--- Material ---
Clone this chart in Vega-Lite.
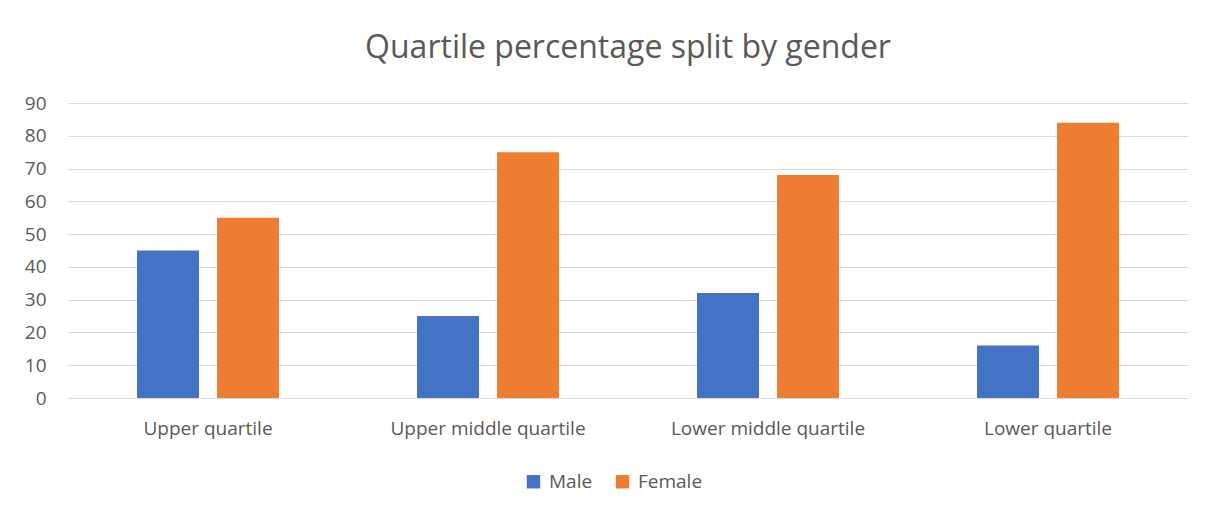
{
  "$schema": "https://vega.github.io/schema/vega-lite/v6.json",
  "autosize": {"type": "none"},
  "width": 1120,
  "height": 295,
  "padding": {"left": 68, "top": 103, "right": 30, "bottom": 127},
  "background": "white",
  "title": {
    "text": "Quartile percentage split by gender",
    "font": "Open Sans",
    "fontSize": 32,
    "fontWeight": "normal",
    "color": "#595959",
    "anchor": "middle",
    "offset": 29
  },
  "data": {
    "values": [
      {"quartile": "Upper quartile", "gender": "Male", "value": 45},
      {"quartile": "Upper quartile", "gender": "Female", "value": 55},
      {"quartile": "Upper middle quartile", "gender": "Male", "value": 25},
      {"quartile": "Upper middle quartile", "gender": "Female", "value": 75},
      {"quartile": "Lower middle quartile", "gender": "Male", "value": 32},
      {"quartile": "Lower middle quartile", "gender": "Female", "value": 68},
      {"quartile": "Lower quartile", "gender": "Male", "value": 16},
      {"quartile": "Lower quartile", "gender": "Female", "value": 84}
    ]
  },
  "mark": {"type": "bar"},
  "encoding": {
    "x": {
      "field": "quartile",
      "type": "nominal",
      "sort": ["Upper quartile", "Upper middle quartile", "Lower middle quartile", "Lower quartile"],
      "scale": {"paddingInner": 0, "paddingOuter": 0},
      "axis": {
        "title": null,
        "labelAngle": 0,
        "labelLimit": 0,
        "labelFont": "Open Sans",
        "labelFontSize": 19,
        "labelColor": "#595959",
        "labelPadding": 21,
        "ticks": false,
        "domainColor": "#d9d9d9",
        "domainWidth": 1
      }
    },
    "xOffset": {
      "field": "gender",
      "type": "nominal",
      "sort": ["Male", "Female"],
      "scale": {"paddingInner": 0.225, "paddingOuter": 0.8625}
    },
    "y": {
      "field": "value",
      "type": "quantitative",
      "scale": {"domain": [0, 90]},
      "axis": {
        "title": null,
        "values": [0, 10, 20, 30, 40, 50, 60, 70, 80, 90],
        "labelFont": "Open Sans",
        "labelFontSize": 19,
        "labelColor": "#595959",
        "labelPadding": 22,
        "ticks": false,
        "domain": false,
        "gridColor": "#d9d9d9",
        "gridWidth": 1
      }
    },
    "color": {
      "field": "gender",
      "type": "nominal",
      "sort": ["Male", "Female"],
      "scale": {"domain": ["Male", "Female"], "range": ["#4472C4", "#ED7D31"]},
      "legend": {
        "title": null,
        "orient": "none",
        "legendX": 456,
        "legendY": 369,
        "direction": "horizontal",
        "symbolType": "square",
        "symbolSize": 180,
        "symbolStrokeWidth": 0,
        "symbolOffset": 0,
        "labelFont": "Open Sans",
        "labelFontSize": 19,
        "labelColor": "#595959",
        "labelOffset": 6,
        "columnPadding": 20
      }
    }
  },
  "config": {"view": {"stroke": null}}
}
---
■ Requirement ■
Leave out the pictures and give the listing above again exactly.

■ Full response ■
Clone this chart in Vega-Lite.
{
  "$schema": "https://vega.github.io/schema/vega-lite/v6.json",
  "autosize": {"type": "none"},
  "width": 1120,
  "height": 295,
  "padding": {"left": 68, "top": 103, "right": 30, "bottom": 127},
  "background": "white",
  "title": {
    "text": "Quartile percentage split by gender",
    "font": "Open Sans",
    "fontSize": 32,
    "fontWeight": "normal",
    "color": "#595959",
    "anchor": "middle",
    "offset": 29
  },
  "data": {
    "values": [
      {"quartile": "Upper quartile", "gender": "Male", "value": 45},
      {"quartile": "Upper quartile", "gender": "Female", "value": 55},
      {"quartile": "Upper middle quartile", "gender": "Male", "value": 25},
      {"quartile": "Upper middle quartile", "gender": "Female", "value": 75},
      {"quartile": "Lower middle quartile", "gender": "Male", "value": 32},
      {"quartile": "Lower middle quartile", "gender": "Female", "value": 68},
      {"quartile": "Lower quartile", "gender": "Male", "value": 16},
      {"quartile": "Lower quartile", "gender": "Female", "value": 84}
    ]
  },
  "mark": {"type": "bar"},
  "encoding": {
    "x": {
      "field": "quartile",
      "type": "nominal",
      "sort": ["Upper quartile", "Upper middle quartile", "Lower middle quartile", "Lower quartile"],
      "scale": {"paddingInner": 0, "paddingOuter": 0},
      "axis": {
        "title": null,
        "labelAngle": 0,
        "labelLimit": 0,
        "labelFont": "Open Sans",
        "labelFontSize": 19,
        "labelColor": "#595959",
        "labelPadding": 21,
        "ticks": false,
        "domainColor": "#d9d9d9",
        "domainWidth": 1
      }
    },
    "xOffset": {
      "field": "gender",
      "type": "nominal",
      "sort": ["Male", "Female"],
      "scale": {"paddingInner": 0.225, "paddingOuter": 0.8625}
    },
    "y": {
      "field": "value",
      "type": "quantitative",
      "scale": {"domain": [0, 90]},
      "axis": {
        "title": null,
        "values": [0, 10, 20, 30, 40, 50, 60, 70, 80, 90],
        "labelFont": "Open Sans",
        "labelFontSize": 19,
        "labelColor": "#595959",
        "labelPadding": 22,
        "ticks": false,
        "domain": false,
        "gridColor": "#d9d9d9",
        "gridWidth": 1
      }
    },
    "color": {
      "field": "gender",
      "type": "nominal",
      "sort": ["Male", "Female"],
      "scale": {"domain": ["Male", "Female"], "range": ["#4472C4", "#ED7D31"]},
      "legend": {
        "title": null,
        "orient": "none",
        "legendX": 456,
        "legendY": 369,
        "direction": "horizontal",
        "symbolType": "square",
        "symbolSize": 180,
        "symbolStrokeWidth": 0,
        "symbolOffset": 0,
        "labelFont": "Open Sans",
        "labelFontSize": 19,
        "labelColor": "#595959",
        "labelOffset": 6,
        "columnPadding": 20
      }
    }
  },
  "config": {"view": {"stroke": null}}
}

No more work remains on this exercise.